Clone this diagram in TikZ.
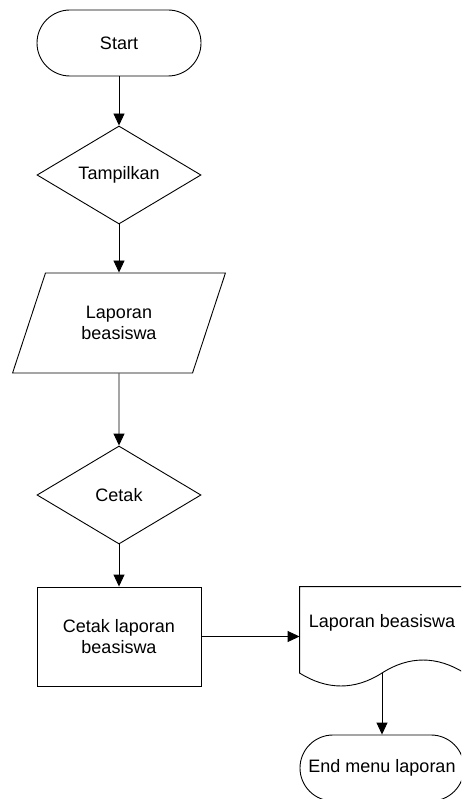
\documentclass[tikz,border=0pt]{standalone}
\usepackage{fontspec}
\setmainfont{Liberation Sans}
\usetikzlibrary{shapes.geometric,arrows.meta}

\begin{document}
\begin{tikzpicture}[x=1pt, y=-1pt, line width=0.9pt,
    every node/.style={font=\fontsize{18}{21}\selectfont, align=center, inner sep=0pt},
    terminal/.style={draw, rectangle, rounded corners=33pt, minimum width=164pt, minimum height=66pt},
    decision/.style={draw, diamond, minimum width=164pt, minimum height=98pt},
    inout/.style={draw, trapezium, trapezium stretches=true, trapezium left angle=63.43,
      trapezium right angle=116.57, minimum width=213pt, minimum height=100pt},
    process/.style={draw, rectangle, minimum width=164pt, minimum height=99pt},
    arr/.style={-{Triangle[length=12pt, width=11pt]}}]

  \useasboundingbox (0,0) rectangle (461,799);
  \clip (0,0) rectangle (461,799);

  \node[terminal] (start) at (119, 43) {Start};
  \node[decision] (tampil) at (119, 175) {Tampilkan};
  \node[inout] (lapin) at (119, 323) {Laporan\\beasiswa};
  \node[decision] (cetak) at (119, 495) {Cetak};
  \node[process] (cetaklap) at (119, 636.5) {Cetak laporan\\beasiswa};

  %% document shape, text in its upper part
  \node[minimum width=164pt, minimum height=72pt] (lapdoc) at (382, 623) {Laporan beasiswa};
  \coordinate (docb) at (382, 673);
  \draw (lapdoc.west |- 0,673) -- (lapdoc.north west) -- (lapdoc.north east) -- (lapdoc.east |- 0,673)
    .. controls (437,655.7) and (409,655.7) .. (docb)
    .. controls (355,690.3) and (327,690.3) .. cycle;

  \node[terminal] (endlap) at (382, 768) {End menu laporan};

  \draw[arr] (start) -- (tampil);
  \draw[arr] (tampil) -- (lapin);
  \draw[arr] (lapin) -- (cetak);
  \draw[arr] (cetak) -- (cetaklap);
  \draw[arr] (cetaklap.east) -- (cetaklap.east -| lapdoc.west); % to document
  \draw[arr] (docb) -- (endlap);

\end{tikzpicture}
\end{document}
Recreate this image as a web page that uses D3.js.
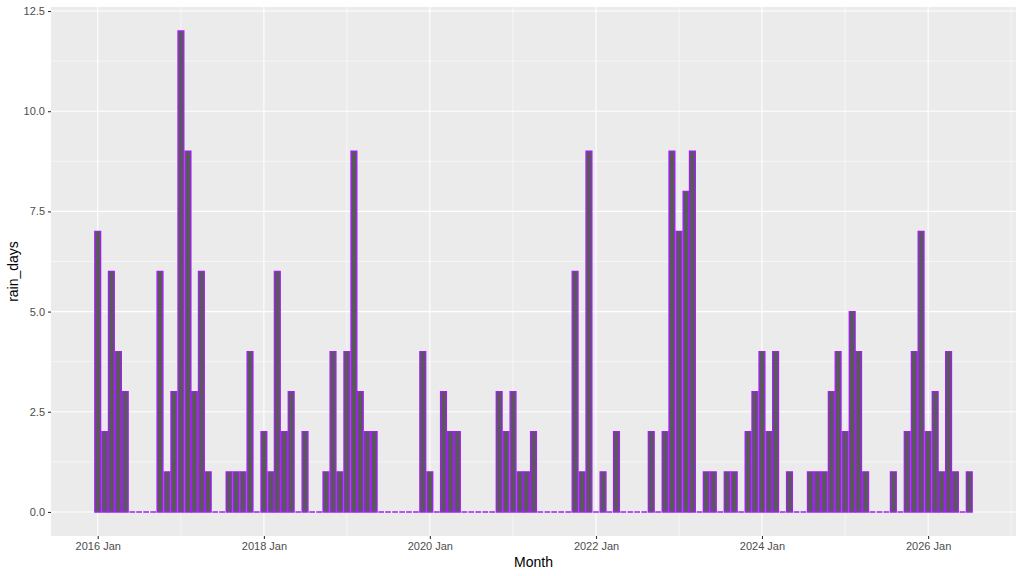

——————————

## Stated goal
All lines from the start of the entries above through the line containing "at (119, 636.5)" are to be given again exactly; the pictures are not.

## Problem solution
Clone this diagram in TikZ.
\documentclass[tikz,border=0pt]{standalone}
\usepackage{fontspec}
\setmainfont{Liberation Sans}
\usetikzlibrary{shapes.geometric,arrows.meta}

\begin{document}
\begin{tikzpicture}[x=1pt, y=-1pt, line width=0.9pt,
    every node/.style={font=\fontsize{18}{21}\selectfont, align=center, inner sep=0pt},
    terminal/.style={draw, rectangle, rounded corners=33pt, minimum width=164pt, minimum height=66pt},
    decision/.style={draw, diamond, minimum width=164pt, minimum height=98pt},
    inout/.style={draw, trapezium, trapezium stretches=true, trapezium left angle=63.43,
      trapezium right angle=116.57, minimum width=213pt, minimum height=100pt},
    process/.style={draw, rectangle, minimum width=164pt, minimum height=99pt},
    arr/.style={-{Triangle[length=12pt, width=11pt]}}]

  \useasboundingbox (0,0) rectangle (461,799);
  \clip (0,0) rectangle (461,799);

  \node[terminal] (start) at (119, 43) {Start};
  \node[decision] (tampil) at (119, 175) {Tampilkan};
  \node[inout] (lapin) at (119, 323) {Laporan\\beasiswa};
  \node[decision] (cetak) at (119, 495) {Cetak};
  \node[process] (cetaklap) at (119, 636.5) {Cetak laporan\\beasiswa};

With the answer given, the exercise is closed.